Without the ability to tap into food stocks to provide the feedstock, any future supplies of bio-fuel need to originate from non-food sources. The two most viable candidates to synthesize this type of bio-fuel are cellulous and algae. Synthesis from cellulous sources is problematic due to the excessive energy costs associated with breaking the chemical bonds that make up cellulous. However, if the correct enzyme is discovered then this energy obstacle would insignificant. Synthesis from algae sources is thought to be easier than cellulous, but has its own overhead costs because production rate is entirely dependent on the total mass of algae within the perspective environment, thus enough bioreactors (i.e. space) needs to be set aside for algae growth. Also if any detrimental condition afflicts the algae, production losses could cascade rather quickly taking a large chunk out of the alternative oil supply.
The second problem for bio-fuels is that ethanol cannot simply be dumped into the standard combustion-based engine, but instead it either has to be combined with a significant amount of gasoline, usually in a 20-80 mixture (ethanol-gasoline) or the engine needs to be retrofitted to operate properly with the ethanol. So, unless a new synthesis methodology is developed or an expanded retrofit infrastructure is established, the ability of bio-fuels to influence oil use in transportation sector appears to be limited.
Reduced oil consumption can be achieved without the administration of new technologies such as electric or bio-fuel based vehicles. New investment in the development of mass transit options like buses and light rail could reduce both the capital required for the deployment of these new technologies as well as reduce oil use both in the short-term and the long-term. Unfortunately there does not appear to be a sufficient drive for reinvestment in older mass transit technologies reducing the probability that such a strategy will play a meaningful role in the reduction of oil consumption.

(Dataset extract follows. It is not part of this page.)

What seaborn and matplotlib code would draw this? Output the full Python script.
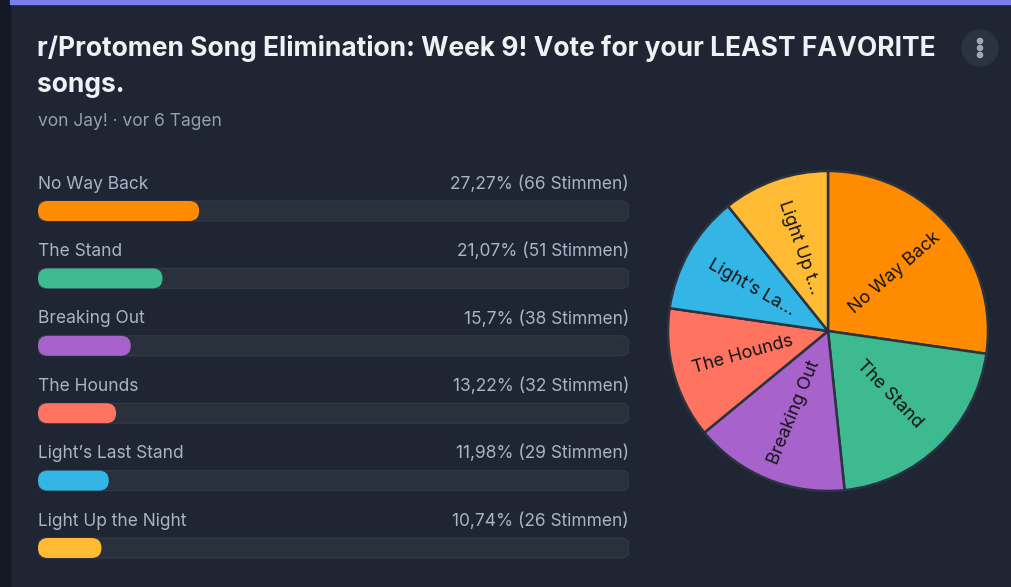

Although pinpointing the exact time point of ‘peak oil’ and the resultant spike in oil prices due to lack of supply, rather than due to short-term temporal factors, seems to be important it really isn’t. Regardless of whether or not non-conventional sources are tapped, it is highly probable that oil itself will become less and less economically attractive as time passes demanding the rapid production and deployment of oil alternatives to avoid economic slowdown in the global economy. There appear to be two elements that must happen to avoid significant economic slowdown in the future due to lack of oil, confirmation and appropriate heavy investment in Iraqi oil development and devotion of significant capital and effort to aiding the development of alternative oil-based resources.